Opening Bids: What to Open with Balanced Hands

Opening the bidding can feel stressful at first. But with balanced hands, you can use a very clear system and avoid a lot of confusion.

This article gives you a practical framework for balanced openings.

What is a balanced hand?

A balanced hand usually means:

  • no void,
  • no singleton,
  • and at most one doubleton.

Common balanced shapes are:

  • 4-3-3-3
  • 4-4-3-2
  • 5-3-3-2

The key idea: balanced hands do not have extreme shape.

The big decision

With a balanced hand, you usually choose between:

  • opening 1NT, or
  • opening one of a suit.

So your first question is simple: am I in 1NT range?

Practical rule

Lets assume you are playing 15-17 NT:

  • If you are 15-17 -> open 1NT.
  • 12-14 -> open one of a suit, and plan to rebid 1NT. Remember, you need 5 cards to open a major (covered in the next article).
  • 18-19 -> open one of a suit and plan to rebid 2NT next.

This keeps your opening choices consistent and easy to remember.

Why 1NT is useful

Opening 1NT does a lot of work.

It tells partner a lot about your hand, the point range, and that its balanced - it gets your hand off your chest. In a single bid it tells your partner the approximate nature of your hand.

Common mistakes

mistake
  • Opening one of a suit with a clear 1NT hand.
  • Ignoring shape and focusing only on points.
  • Changing methods every session.

Bridge gets easier when your opening style is stable.
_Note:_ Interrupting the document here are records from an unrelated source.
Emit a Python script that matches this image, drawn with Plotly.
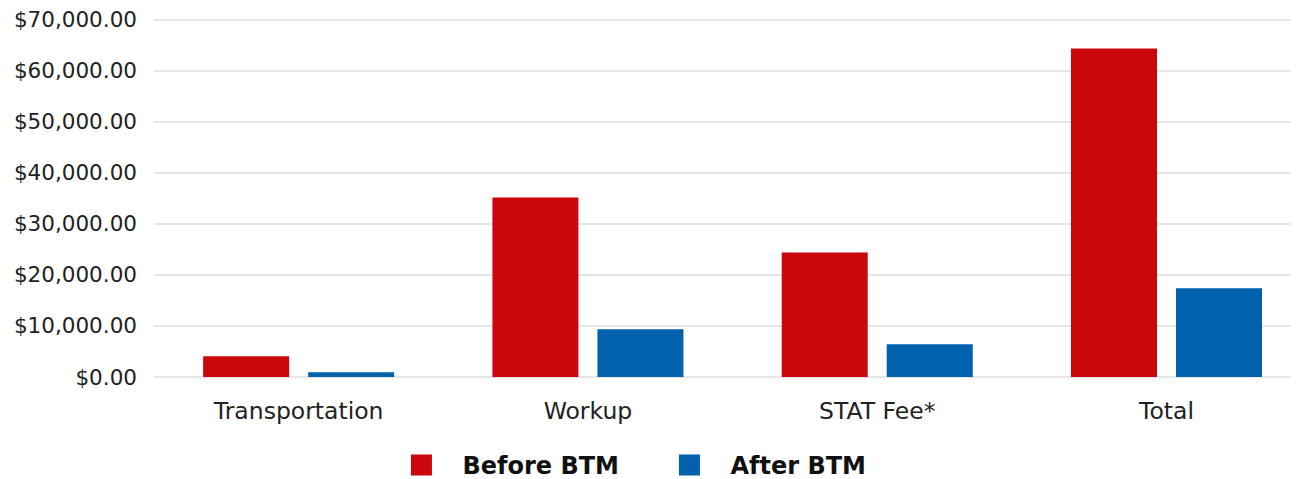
import plotly.graph_objects as go

categories = ["Transportation", "Workup", "STAT Fee*", "Total"]
before_btm = [4050, 35170, 24400, 64320]
after_btm = [920, 9330, 6400, 17360]
series_names = ["Before BTM", "After BTM"]
y_ticks = [0, 10000, 20000, 30000, 40000, 50000, 60000, 70000]
y_tick_labels = ["$%s" % format(v, ",.2f") for v in y_ticks]

RED = "#cc070c"
BLUE = "#0061ad"
FONT = "DejaVu Sans"

# page body has a default 8px margin; size the figure so it fits the window
W, H = 1291, 471

fig = go.Figure()
fig.add_trace(go.Bar(x=categories, y=before_btm, name=series_names[0],
                     marker=dict(color=RED, line=dict(width=0)), showlegend=False))
fig.add_trace(go.Bar(x=categories, y=after_btm, name=series_names[1],
                     marker=dict(color=BLUE, line=dict(width=0)), showlegend=False))
# legend entries with larger square swatches
for nm, col in zip(series_names, [RED, BLUE]):
    fig.add_trace(go.Scatter(x=[None], y=[None], mode="markers", name=nm,
                             marker=dict(symbol="square", size=16, color=col,
                                         line=dict(color=col, width=5)),
                             showlegend=True))

fig.update_layout(
    width=W, height=H,
    margin=dict(l=146, r=0, t=8.5, b=102.3, autoexpand=False),
    paper_bgcolor="white", plot_bgcolor="white",
    barmode="group", bargap=0.274, bargroupgap=0.181,
    font=dict(family=FONT, color="#222222", size=20),
    showlegend=True,
    legend=dict(orientation="h", xref="container", yref="container",
                x=0.2885, xanchor="left", y=0.029, yanchor="middle",
                font=dict(family=FONT, size=24, color="#111111", weight="bold"),
                itemwidth=72, entrywidth=181, entrywidthmode="pixels",
                bgcolor="rgba(0,0,0,0)"),
    xaxis=dict(type="category", categoryorder="array", categoryarray=categories,
               range=[-0.5, 3.458], showgrid=False, zeroline=False, showline=False,
               ticks="", tickfont=dict(family=FONT, size=23.5, color="#222222"),
               ticklabelstandoff=17, automargin=False),
    yaxis=dict(range=[0, 70500], tickvals=y_ticks, ticktext=y_tick_labels,
               showgrid=True, gridcolor="#e6e6e6", gridwidth=2,
               zeroline=True, zerolinecolor="#e6e6e6", zerolinewidth=2,
               showline=False, ticks="", ticklabeloverflow="allow",
               tickfont=dict(family=FONT, size=21.5, color="#222222"),
               ticklabelstandoff=16, automargin=False),
)

fig.write_html("out.html")
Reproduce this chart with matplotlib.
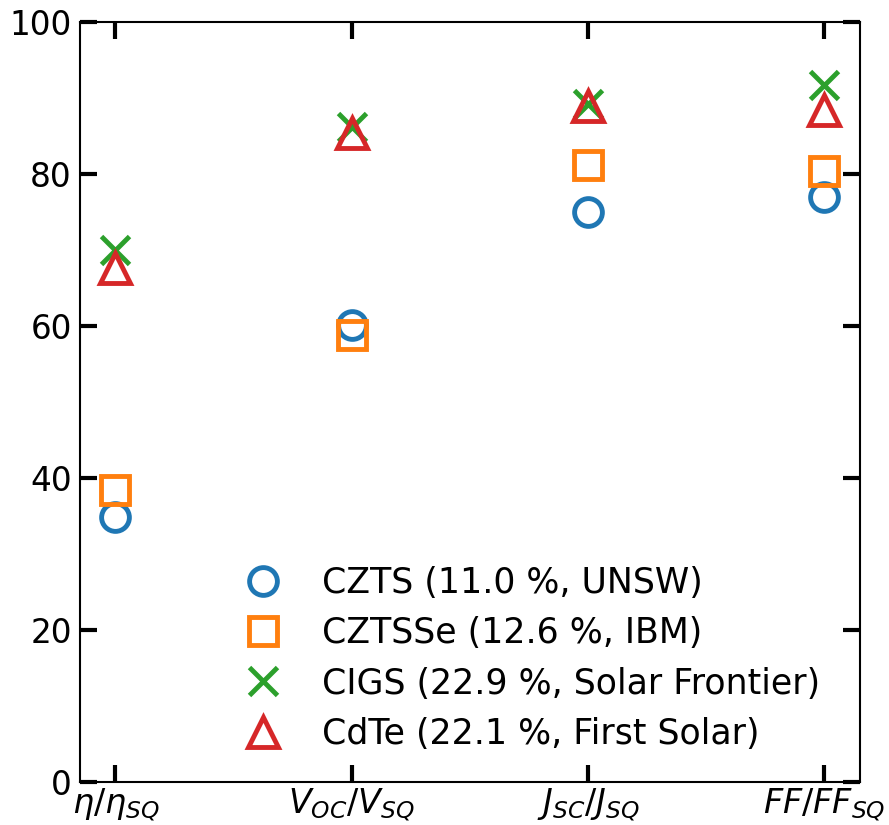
import matplotlib
matplotlib.use('Agg')
import matplotlib.pyplot as plt
import numpy as np

# ratios to the Shockley-Queisser limit (%)
categories = [r'$\eta/\eta_{SQ}$', r'$V_{OC}/V_{SQ}$', r'$J_{SC}/J_{SQ}$', r'$FF/FF_{SQ}$']

czts = [34.9, 60.1, 75.0, 77.0]
cztsse = [38.4, 58.8, 81.2, 80.4]
cigs = [70.0, 86.2, 89.3, 91.7]
cdte = [67.6, 85.4, 89.0, 88.4]

labels = ['CZTS (11.0 %, UNSW)', 'CZTSSe (12.6 %, IBM)',
          'CIGS (22.9 %, Solar Frontier)', 'CdTe (22.1 %, First Solar)']

plt.rcParams['font.size'] = 23.5
plt.rcParams['mathtext.fontset'] = 'dejavusans'

fig = plt.figure(figsize=(8.89, 8.25), dpi=100)
ax = fig.add_axes([0.09, 0.052, 0.877, 0.921])

x = np.arange(len(categories))
ax.plot(x, czts, 'o', ms=20, mfc='none', mew=3.5, color='#1f77b4', label=labels[0])
ax.plot(x, cztsse, 's', ms=20, mfc='none', mew=3.5, color='#ff7f0e', label=labels[1])
ax.plot(x, cigs, 'x', ms=20, mew=3.5, color='#2ca02c', label=labels[2])
ax.plot(x, cdte, '^', ms=22, mfc='none', mew=3.5, color='#d62728', label=labels[3])

ax.set_xlim(-0.15, 3.15)
ax.set_ylim(0, 100)
ax.set_xticks(x)
ax.set_xticklabels(categories, fontsize=24)
ax.set_yticks(np.arange(0, 101, 20))
ax.tick_params(direction='in', length=12, width=3, top=True, right=True, pad=6)
ax.tick_params(axis='x', pad=3)
for s in ax.spines.values():
    s.set_linewidth(1.5)

ax.legend(loc='lower center', bbox_to_anchor=(0.57, 0.0), frameon=False,
          fontsize=25, handletextpad=0.7, labelspacing=0.47, borderaxespad=0.5)

fig.savefig('out.png', dpi=100)
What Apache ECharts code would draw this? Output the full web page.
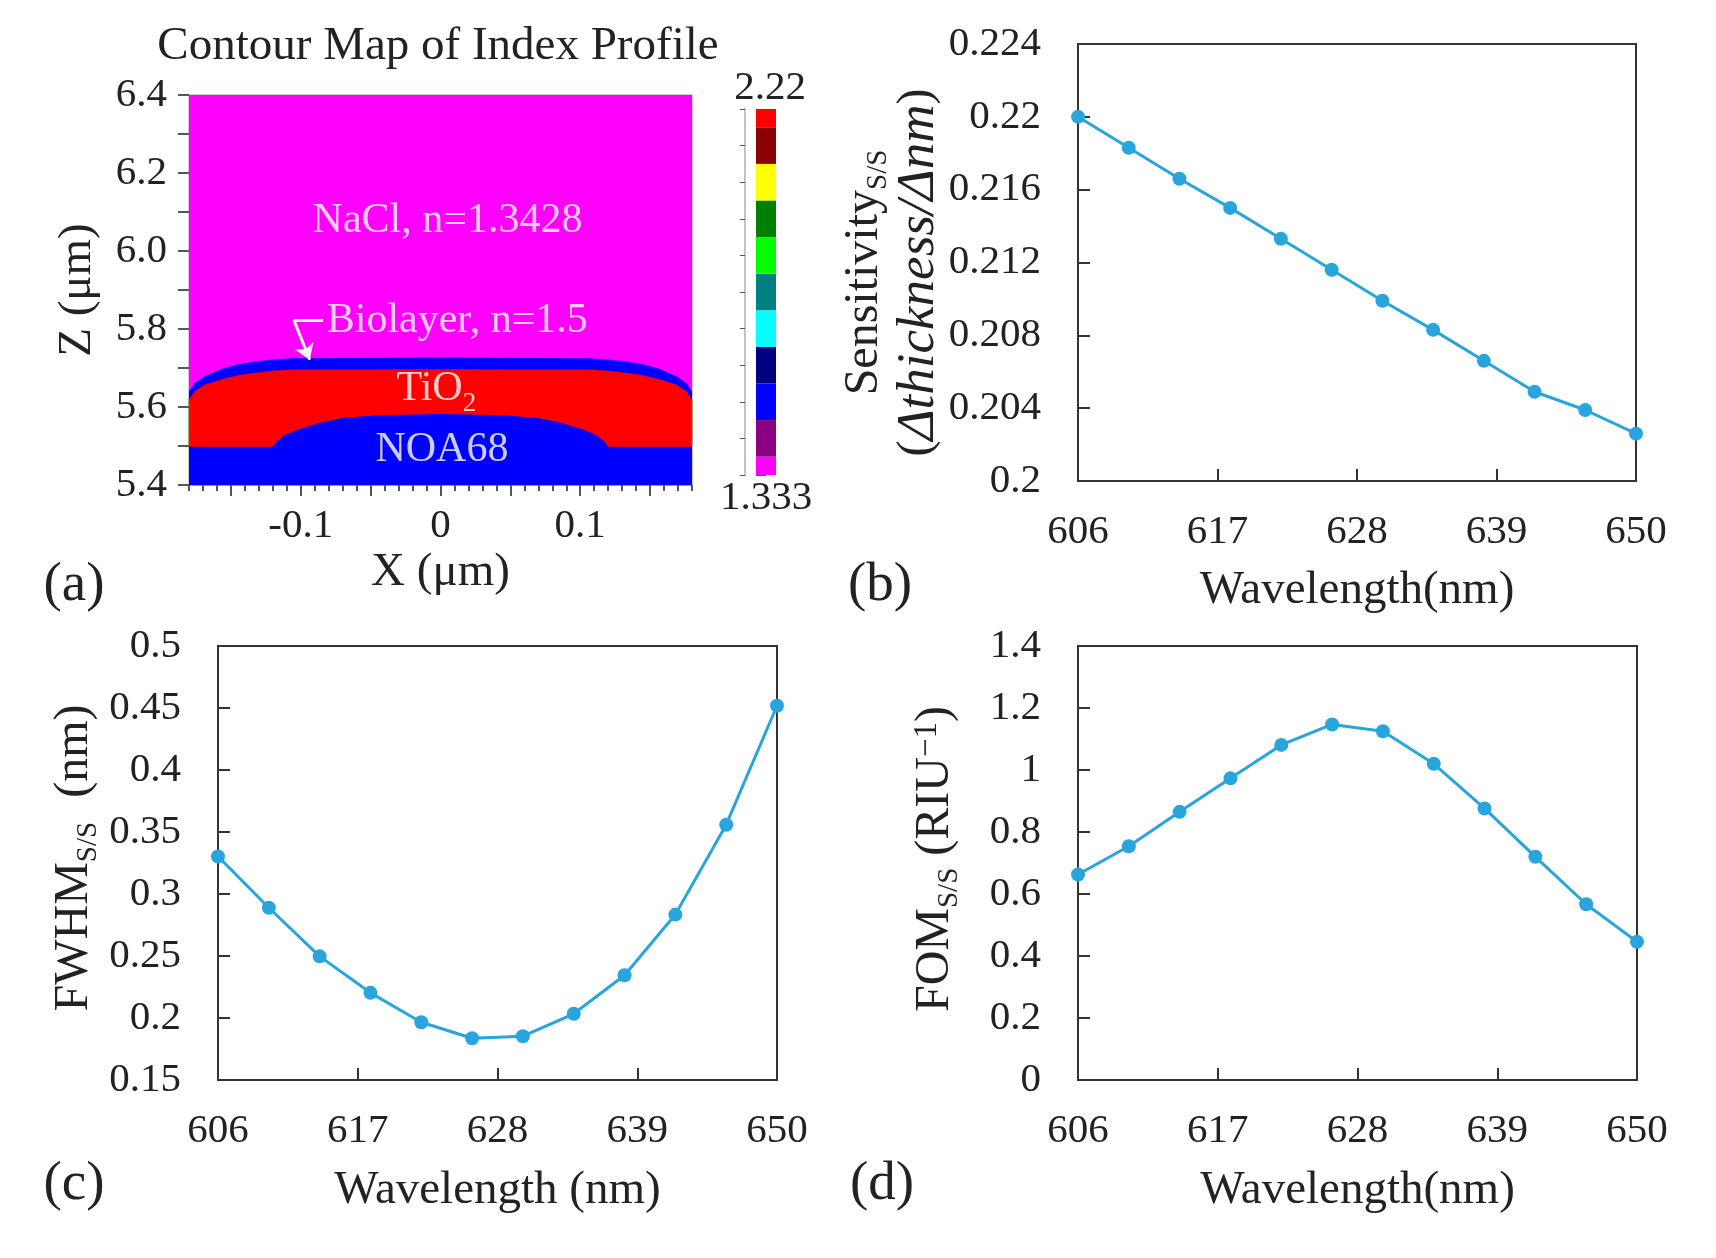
<!DOCTYPE html>
<html>
<head>
  <meta charset="utf-8">
  <style>html, body { margin: 0; height: 100%; background: #fff; }</style>
</head>
<body>
  <div id="container" style="width: 1716px; height: 1258px"></div>
  <script src="https://cdn.jsdelivr.net/npm/echarts@6/dist/echarts.min.js"></script>
  <script>
    // panel (a) material profiles, [x um, z um]
    var nacl = [[-0.18, 6.4], [0.18, 6.4]];
    var biolayer = [[-0.18, 5.64], [-0.176, 5.661], [-0.169, 5.678], [-0.156, 5.699], [-0.144, 5.71], [-0.132, 5.717], [-0.12, 5.722], [-0.107, 5.725], [0, 5.727],
      [0.107, 5.725], [0.12, 5.722], [0.132, 5.717], [0.144, 5.71], [0.156, 5.699], [0.169, 5.678], [0.176, 5.661], [0.18, 5.64]];
    var tio2 = [[-0.18, 5.619], [-0.176, 5.64], [-0.169, 5.657], [-0.156, 5.672], [-0.144, 5.682], [-0.132, 5.688], [-0.12, 5.693], [-0.107, 5.696], [0, 5.697],
      [0.107, 5.696], [0.12, 5.693], [0.132, 5.688], [0.144, 5.682], [0.156, 5.672], [0.169, 5.657], [0.176, 5.64], [0.18, 5.619]];
    var noa68 = [[-0.18, 5.498], [-0.12, 5.498], [-0.117, 5.512], [-0.112, 5.527], [-0.102, 5.542], [-0.087, 5.559], [-0.07, 5.572], [-0.046, 5.579], [0, 5.582],
      [0.046, 5.579], [0.07, 5.572], [0.087, 5.559], [0.102, 5.542], [0.112, 5.527], [0.117, 5.512], [0.12, 5.498], [0.18, 5.498]];
    var edgeLeft = [[-0.18, 5.5], [-0.18, 5.62]];
    var edgeRight = [[0.18, 5.5], [0.18, 5.62]];
    var xMajor = [-0.15, -0.1, -0.05, 0, 0.05, 0.1, 0.15];
    var xMinor = [-0.18, -0.17, -0.16, -0.15, -0.14, -0.13, -0.12, -0.11, -0.1, -0.09, -0.08, -0.07, -0.06, -0.05, -0.04, -0.03, -0.02, -0.01, 0,
      0.01, 0.02, 0.03, 0.04, 0.05, 0.06, 0.07, 0.08, 0.09, 0.1, 0.11, 0.12, 0.13, 0.14, 0.15, 0.16, 0.17, 0.18];
    var xLabels = [-0.1, 0, 0.1];
    var zMajor = [5.4, 5.5, 5.6, 5.7, 5.8, 5.9, 6.0, 6.1, 6.2, 6.3, 6.4];
    var zMinor = [5.45, 5.55, 5.65, 5.75, 5.85, 5.95, 6.05, 6.15, 6.25, 6.35];
    var zLabels = [5.4, 5.6, 5.8, 6.0, 6.2, 6.4];
    var notes = [
      { name: 'NaCl, n=1.3428', value: [0.005, 6.076] },
      { name: 'Biolayer, n=1.5', value: [0.012, 5.82] },
      { name: 'TiO{sub|2}', value: [-0.003, 5.647] },
      { name: 'NOA68', value: [0.001, 5.489] }
    ];

    // colour bar of panel (a)
    var barEdges = [1.333, 1.3774, 1.4661, 1.5548, 1.6435, 1.7322, 1.8209, 1.9096, 1.9983, 2.087, 2.1757, 2.22];
    var barColors = ['#ff00ff', '#8b0080', '#0000ff', '#000080', '#00ffff', '#008080', '#00ff00', '#007f00', '#ffff00', '#8b0000', '#ff0000'];
    var barTicks = [1.333, 1.4217, 1.5104, 1.5991, 1.6878, 1.7765, 1.8652, 1.9539, 2.0426, 2.1313, 2.22];
    var barTicksLong = [1.333, 1.7765, 2.22];

    // panels (b), (c), (d)
    var wavelength = [606, 610, 614, 618, 622, 626, 630, 634, 638, 642, 646, 650];
    var wavelengthTicks = [606, 617, 628, 639, 650];
    var sensitivity = [0.22, 0.2183, 0.2166, 0.215, 0.2133, 0.2116, 0.2099, 0.2083, 0.2066, 0.2049, 0.2039, 0.2026];
    var fwhm = [0.3303, 0.2889, 0.2497, 0.2203, 0.1966, 0.1837, 0.1853, 0.2034, 0.2345, 0.2834, 0.3559, 0.4518];
    var fom = [0.663, 0.754, 0.865, 0.973, 1.081, 1.147, 1.125, 1.02, 0.876, 0.72, 0.567, 0.446];

    var serif = '"Liberation Serif", "Times New Roman", serif';
    var ink = '#222';
    var tickSize = 41;
    var lineBlue = '#29a5dd';

    function pairs(ys) {
      return wavelength.map(function (w, i) { return [w, ys[i]]; });
    }

    var nameRich = {
      m: { fontFamily: serif, fontSize: 48, lineHeight: 47, verticalAlign: 'top', color: ink },
      big: { fontFamily: serif, fontSize: 48, lineHeight: 47, verticalAlign: 'top', color: ink },
      sub: { fontFamily: serif, fontSize: 29, lineHeight: 53, verticalAlign: 'bottom', color: ink },
      sup: { fontFamily: serif, fontSize: 33, lineHeight: 30, verticalAlign: 'top', color: ink },
      it: { fontFamily: serif, fontStyle: 'italic', fontSize: 53, lineHeight: 37, verticalAlign: 'top', color: ink }
    };

    function wavelengthAxis(gridIndex, name, gap) {
      return {
        type: 'value', gridIndex: gridIndex, min: 606, max: 650,
        name: name, nameLocation: 'middle', nameGap: gap, nameMoveOverlap: false,
        nameTextStyle: { fontFamily: serif, fontSize: 47, color: ink },
        axisLine: { onZero: false, lineStyle: { color: '#333', width: 2 } },
        axisTick: { inside: true, length: 12, customValues: wavelengthTicks, lineStyle: { color: '#333', width: 2 } },
        axisLabel: { margin: 31, customValues: wavelengthTicks, fontFamily: serif, fontSize: tickSize, color: ink, hideOverlap: false },
        splitLine: { show: false }
      };
    }

    function valueAxis(gridIndex, min, max, interval, name, gap, padding) {
      return {
        type: 'value', gridIndex: gridIndex, min: min, max: max, interval: interval,
        name: name, nameLocation: 'middle', nameRotate: 90, nameGap: gap, nameMoveOverlap: false,
        nameTextStyle: { rich: nameRich, padding: padding, lineHeight: 49, align: 'center' },
        axisLine: { onZero: false, lineStyle: { color: '#333', width: 2 } },
        axisTick: { inside: true, length: 12, lineStyle: { color: '#333', width: 2 } },
        axisLabel: { margin: 37, fontFamily: serif, fontSize: tickSize, color: ink, showMinLabel: true, showMaxLabel: true },
        splitLine: { show: false }
      };
    }

    function curve(gridIndex, ys) {
      return {
        type: 'line', xAxisIndex: gridIndex, yAxisIndex: gridIndex, data: pairs(ys),
        symbol: 'circle', symbolSize: 14, clip: false,
        lineStyle: { color: lineBlue, width: 3 }, itemStyle: { color: lineBlue }
      };
    }

    function layer(data, color) {
      return {
        type: 'line', xAxisIndex: 0, yAxisIndex: 0, data: data, showSymbol: false, symbol: 'none',
        lineStyle: { width: 0 }, areaStyle: { color: color, opacity: 1, origin: 'start' }
      };
    }

    function edge(data) {
      return {
        type: 'line', xAxisIndex: 0, yAxisIndex: 0, data: data, showSymbol: false, symbol: 'none',
        lineStyle: { color: '#6b7a20', width: 1 }
      };
    }

    function note(text, left, top, size, align) {
      return { text: text, left: left, top: top, textAlign: align || 'center', textStyle: { fontFamily: serif, fontSize: size, fontWeight: 'normal', color: ink } };
    }

    var option = {
      animation: false,
      backgroundColor: '#fff',
      title: [
        note('Contour Map of Index Profile', 433, 18, 47),
        note('2.22', 765, 63, tickSize),
        note('1.333', 761, 473, tickSize),
        note('(a)', 69, 553, 55),
        note('(b)', 875, 553, 55),
        note('(c)', 69, 1152, 55),
        note('(d)', 877, 1152, 55)
      ],
      grid: [
        { left: 189, top: 95, width: 503, height: 390, show: true, borderColor: '#999', borderWidth: 1, backgroundColor: 'transparent' },
        { left: 756, top: 109, width: 20, height: 366 },
        { left: 1078, top: 44, width: 558, height: 437, show: true, borderColor: '#333', borderWidth: 2 },
        { left: 218, top: 646, width: 559, height: 434, show: true, borderColor: '#333', borderWidth: 2 },
        { left: 1078, top: 646, width: 559, height: 434, show: true, borderColor: '#333', borderWidth: 2 }
      ],
      xAxis: [
        {
          type: 'value', gridIndex: 0, min: -0.18, max: 0.18,
          name: 'X (μm)', nameLocation: 'middle', nameGap: 64, nameMoveOverlap: false,
          nameTextStyle: { fontFamily: serif, fontSize: 47, color: ink },
          axisLine: { onZero: false, lineStyle: { color: '#999' } },
          axisTick: { length: 11, customValues: xMajor, lineStyle: { color: '#555', width: 2 } },
          axisLabel: { margin: 21, customValues: xLabels, fontFamily: serif, fontSize: tickSize, color: ink, hideOverlap: false },
          splitLine: { show: false }
        },
        { type: 'value', gridIndex: 1, min: 0, max: 1, show: false },
        wavelengthAxis(2, 'Wavelength(nm)', 86),
        wavelengthAxis(3, 'Wavelength (nm)', 87),
        wavelengthAxis(4, 'Wavelength(nm)', 87),
        // minor ticks of panel (a)
        {
          type: 'value', gridIndex: 0, min: -0.18, max: 0.18, position: 'bottom',
          axisLine: { show: false },
          axisTick: { length: 6, customValues: xMinor, lineStyle: { color: '#555', width: 2 } },
          axisLabel: { show: false }, splitLine: { show: false }
        }
      ],
      yAxis: [
        {
          type: 'value', gridIndex: 0, min: 5.4, max: 6.4,
          name: 'Z (μm)', nameLocation: 'middle', nameRotate: 90, nameGap: 88, nameMoveOverlap: false,
          nameTextStyle: { fontFamily: serif, fontSize: 47, color: ink },
          axisLine: { onZero: false, lineStyle: { color: '#999' } },
          axisTick: { length: 11, customValues: zMajor, lineStyle: { color: '#555', width: 2 } },
          axisLabel: {
            margin: 22, customValues: zLabels, fontFamily: serif, fontSize: tickSize, color: ink, hideOverlap: false,
            formatter: function (v) { return v.toFixed(1); }
          },
          splitLine: { show: false }
        },
        {
          type: 'value', gridIndex: 1, min: 1.333, max: 2.22, offset: 11,
          axisLine: { onZero: false, lineStyle: { color: '#c4c4c4', width: 2 } },
          axisTick: { length: 5, customValues: barTicks, lineStyle: { color: '#555', width: 1 } },
          axisLabel: { show: false }, splitLine: { show: false }
        },
        valueAxis(2, 0.2, 0.224, 0.004, '{big|Sensitivity}{sub|S/S}\n{m|(}{it|Δthickness/Δnm}{m|)}', 138, [0, 20, 0, 0]),
        valueAxis(3, 0.15, 0.5, 0.05, '{m|FWHM}{sub|S/S}{m|  (nm)}', 115, [0, 0, 0, 10]),
        valueAxis(4, 0, 1.4, 0.2, '{m|FOM}{sub|S/S}{m| (RIU}{sup|−1}{m|)}', 114, [0, 0, 0, 8]),
        {
          type: 'value', gridIndex: 0, min: 5.4, max: 6.4, position: 'left',
          axisLine: { show: false },
          axisTick: { length: 6, customValues: zMinor, lineStyle: { color: '#555', width: 2 } },
          axisLabel: { show: false }, splitLine: { show: false }
        },
        {
          type: 'value', gridIndex: 1, min: 1.333, max: 2.22, offset: 11,
          axisLine: { show: false },
          axisTick: { length: 10, customValues: barTicksLong, lineStyle: { color: '#555', width: 1 } },
          axisLabel: { show: false }, splitLine: { show: false }
        }
      ],
      series: [
        layer(nacl, '#ff00ff'),
        layer(biolayer, '#0000ff'),
        layer(tio2, '#ff0000'),
        layer(noa68, '#0000ff'),
        edge(edgeLeft),
        edge(edgeRight),
        {
          type: 'scatter', xAxisIndex: 0, yAxisIndex: 0, symbolSize: 1, data: notes, z: 5,
          itemStyle: { color: 'transparent' },
          label: {
            show: true, position: 'inside', color: '#fff', fontFamily: serif, fontSize: 42,
            formatter: function (p) { return p.name; },
            rich: { sub: { color: '#fff', fontFamily: serif, fontSize: 27, lineHeight: 58, verticalAlign: 'bottom' } }
          },
          // arrow from the biolayer label to the layer
          markLine: {
            silent: true, symbol: 'none', animation: false,
            lineStyle: { color: '#fff', width: 3, type: 'solid' }, label: { show: false },
            data: [
              [{ coord: [-0.084, 5.823] }, { coord: [-0.105, 5.823] }],
              [{ coord: [-0.105, 5.823], symbol: 'none' }, { coord: [-0.0936, 5.721], symbol: 'arrow', symbolSize: 15 }]
            ]
          }
        },
        {
          type: 'custom', xAxisIndex: 1, yAxisIndex: 1,
          data: barEdges.slice(0, -1).map(function (lo, i) { return [lo, barEdges[i + 1], i]; }),
          encode: { y: [0, 1] },
          renderItem: function (params, api) {
            var low = api.coord([0, api.value(0)]);
            var high = api.coord([1, api.value(1)]);
            return {
              type: 'rect',
              shape: { x: low[0], y: high[1], width: high[0] - low[0], height: low[1] - high[1] },
              style: { fill: barColors[api.value(2)] }
            };
          }
        },
        curve(2, sensitivity),
        curve(3, fwhm),
        curve(4, fom)
      ]
    };

    var myChart = echarts.init(document.getElementById('container'), null, { renderer: 'canvas' });
    myChart.setOption(option);
  </script>
</body>
</html>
Simple thought process at the table

Before your first call, ask:

  • Am I in our agreed 1NT range?
  • If so, is my hand balanced?
  • If not, which one-level suit opening is most natural?

That sequence prevents rushed, random openings.

Final takeaway

rule

Balanced openings are one of the easiest places to become consistent.

Start with this habit:

  • balanced + in range -> 1NT
  • otherwise -> natural one-level opening

Clear structure now leads to better bidding decisions later.

Opening Bids for Beginners: The 5-Card Major Rule Made Simple

If you are new to bidding, one rule saves a lot of guesswork:

rule

Open a major only with at least five cards in that major.

This is the 5-card major style used by most modern partnerships.

What counts as a major?

The major suits are:

  • hearts
  • spades

In 5-card major methods:

  • open 1H with 5+ hearts,
  • open 1S with 5+ spades.

If you do not have a 5-card major, you usually start with a minor.

Why this rule helps

The rule gives partner clear information early.

When you open a major, partner can trust:

  • your suit is real length,
  • raises are safer,
  • and finding major-suit fits becomes easier.

It reduces ambiguity and improves partnership accuracy.

Bridge is all about finding major fits quickly.

If you have both majors

A common question: what if you have five spades and five hearts?

Simple default:

With 5-5 in two suits, open 1S first (higher-ranking suit).

But make note: this is different to when you have two 4-card suits, where you should normally open the lower-ranking one. This is a slight bridge quirk people get used to.

Common mistakes

mistake
  • Opening 1H or 1S with only 4 cards in standard 5-card-major methods.
  • Overcomplicating things; just stick to the rules you know.

Consistency often beats creativity - bridge is about being a reliable and consistent partner.

A practical table checklist

checklist

Before opening 1H or 1S, ask:

  • Do I have at least 5 cards in this major? If yes, you are going to open it, unless you have both - then open spades.

Final takeaway

rule

The 5-card major rule is not about being fancy. It is about giving partner reliable information from the first bid.

Use it consistently and your major-suit auctions will become much cleaner.